At a Loss

Well, yesterday was rough. And I think the blog post totally reflected that.

I had one of the worst sleeps ever, and I don’t do well on little sleep. My body and mind was out of sorts all day. All the things I was looking forward to doing didn’t get done. I just didn’t have it in me. But I didn’t let it get to me. I didn’t let myself feel guilt.

Then, on top of that, I get an email from school about my younger daughter and her behaviour. She’s struggling. She’s acting out. She’s getting kicked out of classes.

She’s in grade 3. It looks like her meds need to be adjusted still. It’s another part of this whole raising neurodivergent kids that’s challenging.

A school day with my kids is never predictable. Will they get sent home? Will I get a phone call or email?

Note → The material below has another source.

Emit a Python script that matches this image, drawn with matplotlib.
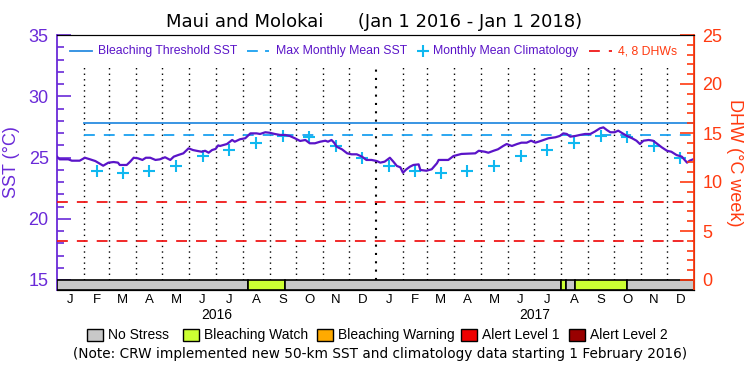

And then today happened. And somehow things got worse.

Thankfully, my day was good, but my twins… Their behaviour at school is just… it’s not good. It’s not okay. I reiterate to them that they need good behaviour at school. I even threatened them, saying they could get kicked out.

They are the sweetest and smartest kids. They just can’t seem to regulate themselves at all lately.

What can we do? This is the stress, the difficulty, behind raising autistic kids. The stuff we hide. The stuff no one sees. The stuff people try and brush off.

But we can’t. It’s not something that’ll magically improve with age or time. We need to teach them and parent them and I don’t know how. Being autistic myself makes this all the worse because I can’t always regulate myself well, and disciplining them is challenging and exhausting.

Raising three neurodivergent children to become functioning members of the society in which we live, while I barely am, is beyond difficult. It’s the blind leading the blind, as they say. I’m learning a lot right alongside them. I’m teaching them things I had to learn when I was older, so they are hopefully able to function more easily.

Then the “I’m a bad parent” self talk kicks in again. My kids are “the bad kids.” I know that’s not true, but I worry that’s how they’re seen. I worry they’ll lose or not make friends if things don’t change.

I’m just tired. All the time. And it’s not just an I-didn’t-sleep-well kind of tired. It’s an exhaustion that permeates my bones, that makes me feel like I can’t get up some mornings. No, it’s not depression. It’s managing my life.

It’s my lot in life. It is what it is, and I definitely wouldn’t change it for anything. But I know there are many others out there who get where I’m coming from, who struggle day in and day out, too. We’re all in this together.

In the end, I just want them to live a “normal” life. But some days, this is just too damn hard.